You can also adjust the width of the histogram bins, starting as wide as 1-hour chunks of time (e.g. from 8 AM to 9 AM, from 9 AM to 10 AM, etc.) all the way down through 30 minute chunks, 15 minute chunks, 5 minute chunks, and a “continuous” chunk interval.
Map explorer page: A completely new page that allows the user to more minutely drown down into where jam reductions or jam increases are happening. Again, let’s illustrate with an example: let’s say we know that jams decreased during the PM Peak for the month of January 2018, but we want to see whether these changes were distributed evenly along the 3-mile corridor or whether these improvements were concentrated in a few areas. In the above screenshot, we’ve clicked on the “Weekday PM Peak” bar in the left-hand column, and selected January in the “Month” dropdown. This causes Power BI to show only PM Peak data for all January months on hand (at time of development, this was January 2017 and 2018). Turning to the bar graph, where black shows January 2017 and red shows January 2018, we see that the overall decreases indeed were not spread evenly across the thirteen traffic lights on Bardstown Road: intersections 6, 7, and 8 had the greatest drops in jam counts, even though the intersections also exhibited a modest decrease. Turning to Google Maps, we see that this of the road contains several schools, so we can conjecture that we were able to decrease a lot of the PM parent pickup traffic.

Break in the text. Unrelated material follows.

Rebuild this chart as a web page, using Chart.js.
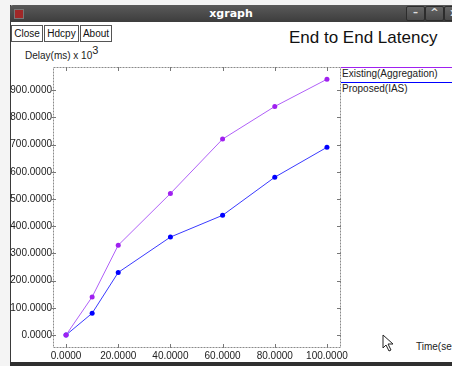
<!DOCTYPE html>
<html lang="en">
<head>
  <meta charset="UTF-8">
  <title>xgraph</title>
  <script src="https://cdn.jsdelivr.net/npm/chart.js"></script>
  <style>
    body {
      margin: 0;
      width: 452px;
      height: 366px;
      overflow: hidden;
      background: #f4f4f4;
      font-family: "Liberation Sans", Arial, sans-serif;
      position: relative;
    }
    #win {
      position: absolute;
      left: 10px; top: 5px;
      width: 442px; height: 361px;
      background: #fff;
      border-left: 1px solid #3a3a3a;
      box-sizing: border-box;
    }
    #titlebar {
      position: absolute;
      left: 10px; top: 5px;
      width: 442px; height: 17px;
      background: linear-gradient(#5a5a5a, #3d3d3d);
      color: #fff;
      font: bold 11px "DejaVu Sans", sans-serif;
      text-align: center;
      line-height: 17px;
      border-radius: 3px 0 0 0;
    }
    #icon {
      position: absolute; left: 4px; top: 4px;
      width: 8px; height: 8px;
      background: #a02828; border: 1px solid #777;
    }
    .wbtn {
      position: absolute; top: 1px;
      width: 17px; height: 13px;
      border: 1px solid #2c2c2c; border-radius: 2px;
      background: linear-gradient(#666, #4a4a4a);
      color: #ddd; font: bold 10px "DejaVu Sans"; line-height: 12px;
    }
    #bottombar {
      position: absolute; left: 10px; top: 362px;
      width: 442px; height: 4px; background: #2f2f2f;
    }
    .btn {
      position: absolute; top: 25px;
      height: 15px;
      border: 1px solid #555;
      background: #fff;
      font-size: 10px;
      line-height: 15px;
      text-align: center;
      color: #111;
    }
    #title {
      position: absolute; left: 289px; top: 28px;
      font-size: 17px; color: #111; white-space: nowrap;
    }
    #ylab {
      position: absolute; left: 25px; top: 45px;
      font-size: 10px; color: #222; white-space: nowrap;
    }
    #ylab sup { font-size: 11px; position: relative; top: -1px; }
    #xlab {
      position: absolute; left: 416px; top: 341px;
      font-size: 10px; color: #222; white-space: nowrap;
    }
    .leg {
      position: absolute; left: 341px;
      width: 111px;
      font-size: 10px; color: #222; white-space: nowrap;
      padding-left: 1px;
      line-height: 12px;
    }
    canvas#chart { position: absolute; left: 0; top: 0; }
    #cursor { position: absolute; left: 382px; top: 334px; }
  </style>
</head>
<body>
  <div id="win"></div>
  <div id="titlebar">xgraph
    <div id="icon"></div>
    <div class="wbtn" style="left:396px">&#8211;</div>
    <div class="wbtn" style="left:415px">^</div>
    <div class="wbtn" style="left:434px">x</div>
  </div>
  <div id="bottombar"></div>

  <div class="btn" style="left:11px;width:30px">Close</div>
  <div class="btn" style="left:44px;width:33px">Hdcpy</div>
  <div class="btn" style="left:80px;width:30px">About</div>
  <div id="title">End to End Latency</div>
  <div id="ylab">Delay(ms) x 10<sup>3</sup></div>
  <div id="xlab">Time(se</div>

  <div class="leg" style="top:67px;border-top:1px solid #a020f0">Existing(Aggregation)</div>
  <div class="leg" style="top:82px;border-top:1px solid #0000ff">Proposed(IAS)</div>

  <svg id="cursor" width="14" height="18">
    <polygon points="1,1 1,14 4,11 7,17 9,16 6,10 11,10" fill="#fff" stroke="#222" stroke-width="1"/>
  </svg>

  <canvas id="chart" width="452" height="366"></canvas>

  <script>
    const times = [0, 10, 20, 40, 60, 80, 100];
    const existing = [0, 140, 330, 520, 720, 840, 940];
    const proposed = [0, 80, 230, 360, 440, 580, 690];
    const xTicks = [0, 20, 40, 60, 80, 100];
    const yTicks = [0, 100, 200, 300, 400, 500, 600, 700, 800, 900];

    const toPoints = vals => vals.map((v, i) => ({ x: times[i], y: v }));

    // dashed frame + tick marks on all four sides, like xgraph
    const framePlugin = {
      id: 'frame',
      afterDraw(chart) {
        const { ctx, chartArea: a, scales } = chart;
        ctx.save();
        ctx.strokeStyle = '#8a8a8a';
        ctx.lineWidth = 1;
        ctx.setLineDash([2, 1]);
        ctx.strokeRect(a.left + 0.5, a.top + 0.5, a.right - a.left, a.bottom - a.top);
        ctx.setLineDash([]);
        ctx.strokeStyle = '#777';
        ctx.beginPath();
        yTicks.forEach(v => {
          const y = Math.round(scales.y.getPixelForValue(v)) + 0.5;
          ctx.moveTo(a.left - 2, y); ctx.lineTo(a.left + 3, y);
          ctx.moveTo(a.right - 3, y); ctx.lineTo(a.right + 1, y);
        });
        xTicks.forEach(v => {
          const x = Math.round(scales.x.getPixelForValue(v)) + 0.5;
          ctx.moveTo(x, a.top); ctx.lineTo(x, a.top + 4);
          ctx.moveTo(x, a.bottom + 1); ctx.lineTo(x, a.bottom - 3);
        });
        ctx.stroke();
        ctx.restore();
      }
    };

    const tickFont = { family: 'Liberation Sans', size: 10 };

    new Chart(document.getElementById('chart'), {
      type: 'line',
      data: {
        datasets: [
          {
            label: 'Existing(Aggregation)',
            data: toPoints(existing),
            borderColor: '#b060f8',
            backgroundColor: '#a020f0',
            borderWidth: 1,
            pointRadius: 2.5,
            pointBorderWidth: 0
          },
          {
            label: 'Proposed(IAS)',
            data: toPoints(proposed),
            borderColor: '#3a3aff',
            backgroundColor: '#0000ff',
            borderWidth: 1,
            pointRadius: 2.5,
            pointBorderWidth: 0
          }
        ]
      },
      options: {
        responsive: false,
        animation: false,
        layout: { padding: { left: 0, top: 67, right: 112, bottom: 0 } },
        plugins: { legend: { display: false }, tooltip: { enabled: false } },
        scales: {
          x: {
            type: 'linear',
            min: -5,
            max: 105,
            grid: { display: false, drawTicks: false },
            border: { display: false },
            afterBuildTicks: s => { s.ticks = xTicks.map(v => ({ value: v })); },
            afterFit: s => { s.height = 19; },
            ticks: {
              padding: 3,
              color: '#222',
              font: tickFont,
              maxRotation: 0,
              autoSkip: false,
              callback: v => v.toFixed(4)
            }
          },
          y: {
            min: -44,
            max: 985,
            grid: { display: false, drawTicks: false },
            border: { display: false },
            afterBuildTicks: s => { s.ticks = yTicks.map(v => ({ value: v })); },
            afterFit: s => { s.width = 53; },
            ticks: {
              padding: 1,
              color: '#222',
              font: tickFont,
              autoSkip: false,
              callback: v => v.toFixed(4)
            }
          }
        }
      },
      plugins: [framePlugin]
    });
  </script>
</body>
</html>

Pre/post comparison page: A completely new page that allows the user to perform a before/after comparison of traffic count during two distinct user-selected periods. The use case I had in mind was compiling data for a report or policy brief, particularly to show the impact of a project: if a traffic signal retiming was conducted along a route in November 2017, then the left side could display data for November 2016 to October 2017 and the right side could display data for November 2017 to October 2018, and the user would be able to quickly pull that data.